A weak global economic environment, depressed commodity prices, rising debt levels, and the prospect of higher global interest rates all contribute to negative credit drivers for sovereign creditors in Latin America, Moody’s Investors Service said in a recent report.
Weakness in Brazil and Argentina, two of the region’s largest economies, will hamper economic growth in the region, likely to average only .9% from 2016 to 2018. A recent average of 3% was achieved during the period between 2010 and 2015. Brazil, Ecuador, Trinidad and Tobago, and Venezuela are expected to experience the weakest growth and struggle with credit challenges over the next two years.
“Given some improvement in commodity prices and the rating actions already taken, we expect negative credit trends to be contained in 2017, relative to last year,” said Moody’s Vice President and Senior Analyst Samar Maziad. “Nonetheless, we expect the creditworthiness of a number of sovereigns to deteriorate further.”
Eight of the 29 Latin American countries that Moody’s rates ended 2016 with a negative outlook, while three had a positive. In 2015, only six had a negative outlook.

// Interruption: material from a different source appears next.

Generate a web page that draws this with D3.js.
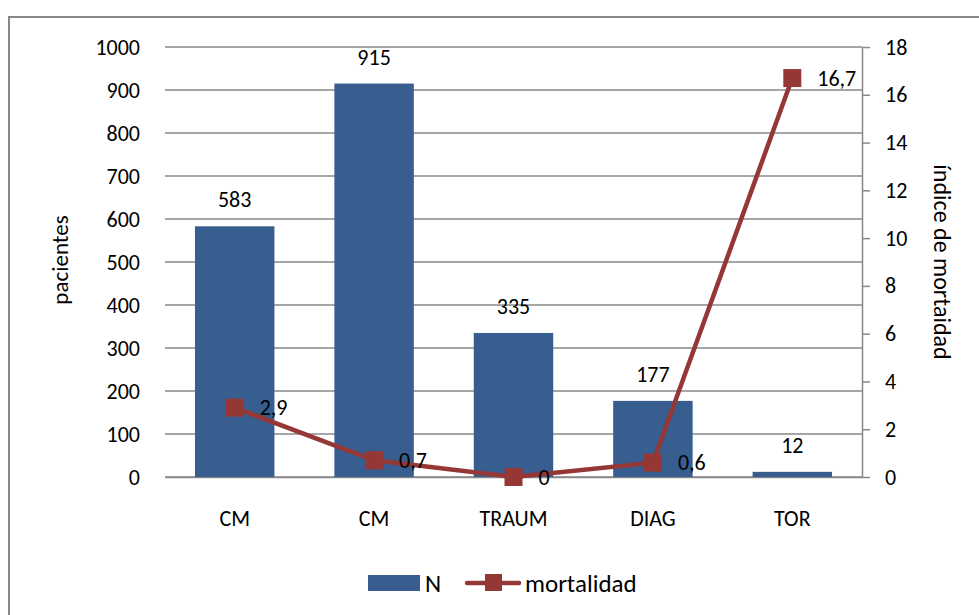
<!DOCTYPE html>
<html>
<head>
<meta charset="utf-8">
<script src="https://cdn.jsdelivr.net/npm/d3@7"></script>
<style>
  body { margin: 0; background: #fff; }
  svg text { font-family: Carlito, Lato, "Open Sans", sans-serif; fill: #000; }
</style>
</head>
<body>
<div id="chart"></div>
<script>
// data
var categories = ["CM", "CM", "TRAUM", "DIAG", "TOR"];
var pacientes = [583, 915, 335, 177, 12];
var mortalidad = [2.9, 0.7, 0, 0.6, 16.7];
var leftTicks = [0, 100, 200, 300, 400, 500, 600, 700, 800, 900, 1000];
var rightTicks = [0, 2, 4, 6, 8, 10, 12, 14, 16, 18];

var W = 979, H = 615;
var pLeft = 165, pRight = 862, pTop = 47, pBottom = 477;
var barColor = "#385e8f", lineColor = "#953735", gridColor = "#888";
var fs = "22px";

var svg = d3.select("#chart").append("svg").attr("width", W).attr("height", H);

// outer frame
svg.append("rect").attr("x", 9).attr("y", 17).attr("width", 1000).attr("height", 700)
  .attr("fill", "none").attr("stroke", gridColor).attr("stroke-width", 2);

var x = d3.scaleBand().domain(d3.range(categories.length)).range([pLeft, pRight]).paddingInner(0.43).paddingOuter(0.215);
var yL = d3.scaleLinear().domain([0, 1000]).range([pBottom, pTop]);
var yR = d3.scaleLinear().domain([0, 18]).range([pBottom, pTop]);

// gridlines
svg.append("g").selectAll("line").data(leftTicks).enter().append("line")
  .attr("x1", pLeft).attr("x2", pRight)
  .attr("y1", function (d) { return yL(d); }).attr("y2", function (d) { return yL(d); })
  .attr("stroke", gridColor).attr("stroke-width", 1.5);

// left axis labels
var axL = d3.axisLeft(yL).tickValues(leftTicks).tickFormat(d3.format("d")).tickSize(0).tickPadding(25);
svg.append("g").attr("transform", "translate(" + pLeft + ",0)").call(axL)
  .call(function (g) { g.select(".domain").remove(); })
  .selectAll("text").style("font-size", fs);

// right axis
var axR = d3.axisRight(yR).tickValues(rightTicks).tickSize(8).tickPadding(15).tickSizeOuter(0);
var gR = svg.append("g").attr("transform", "translate(" + pRight + ",0)").call(axR);
gR.select(".domain").attr("stroke", gridColor).attr("stroke-width", 1.5);
gR.selectAll(".tick line").attr("stroke", gridColor).attr("stroke-width", 1.5);
gR.selectAll("text").style("font-size", fs);

// bottom axis
var axB = d3.axisBottom(x).tickFormat(function (i) { return categories[i]; }).tickSize(0).tickPadding(33);
var gB = svg.append("g").attr("transform", "translate(0," + pBottom + ")").call(axB);
gB.select(".domain").attr("stroke", gridColor).attr("stroke-width", 1.5);
gB.selectAll("text").style("font-size", fs);

// bars
svg.append("g").selectAll("rect").data(pacientes).enter().append("rect")
  .attr("x", function (d, i) { return x(i); })
  .attr("y", function (d) { return yL(d); })
  .attr("width", x.bandwidth())
  .attr("height", function (d) { return pBottom - yL(d); })
  .attr("fill", barColor);

svg.append("g").selectAll("text").data(pacientes).enter().append("text")
  .attr("x", function (d, i) { return x(i) + x.bandwidth() / 2; })
  .attr("y", function (d) { return yL(d) - 19; })
  .attr("text-anchor", "middle").style("font-size", fs)
  .text(function (d) { return d; });

// line
var cx = function (i) { return x(i) + x.bandwidth() / 2; };
var line = d3.line().x(function (d, i) { return cx(i); }).y(function (d) { return yR(d); });
svg.append("path").datum(mortalidad).attr("d", line)
  .attr("fill", "none").attr("stroke", lineColor).attr("stroke-width", 4.5);

svg.append("g").selectAll("rect").data(mortalidad).enter().append("rect")
  .attr("x", function (d, i) { return cx(i) - 9; })
  .attr("y", function (d) { return yR(d) - 9; })
  .attr("width", 18).attr("height", 18).attr("fill", lineColor);

svg.append("g").selectAll("text").data(mortalidad).enter().append("text")
  .attr("x", function (d, i) { return cx(i) + 25; })
  .attr("y", function (d) { return yR(d); })
  .attr("dy", "0.35em").style("font-size", fs)
  .text(function (d) { return String(d).replace(".", ","); });

// axis titles
svg.append("text").attr("transform", "translate(68,260) rotate(-90)")
  .attr("text-anchor", "middle").style("font-size", "23px").text("pacientes");
svg.append("text").attr("transform", "translate(934,262) rotate(90)")
  .attr("text-anchor", "middle").style("font-size", "24px").text("índice de mortaidad");

// legend
var lg = svg.append("g");
lg.append("rect").attr("x", 368).attr("y", 575).attr("width", 52).attr("height", 16).attr("fill", barColor);
lg.append("text").attr("x", 425).attr("y", 583).attr("dy", "0.35em").style("font-size", "25px").text("N");
lg.append("line").attr("x1", 467).attr("x2", 519).attr("y1", 583).attr("y2", 583)
  .attr("stroke", lineColor).attr("stroke-width", 4.5).attr("stroke-linecap", "round");
lg.append("rect").attr("x", 485).attr("y", 574).attr("width", 17).attr("height", 17).attr("fill", lineColor);
lg.append("text").attr("x", 525).attr("y", 583).attr("dy", "0.35em").style("font-size", "25px").text("mortalidad");
</script>
</body>
</html>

Debt levels are expected to rise in Argentina and Brazil, and large fiscal deficits and high debt ratios will likely constrain policy choices for the region’s countries. Higher global interest rates and volatile capital flows will limit the ability of authorities to ease monetary policy in 2017, inhibiting growth and contributing to higher interest costs on domestic debt. In Mexico, recent tax reforms have helped to cushion the sovereign’s credit profile to shocks, though uncertainties remain regarding potential changes in United States trade policies, Moody’s said.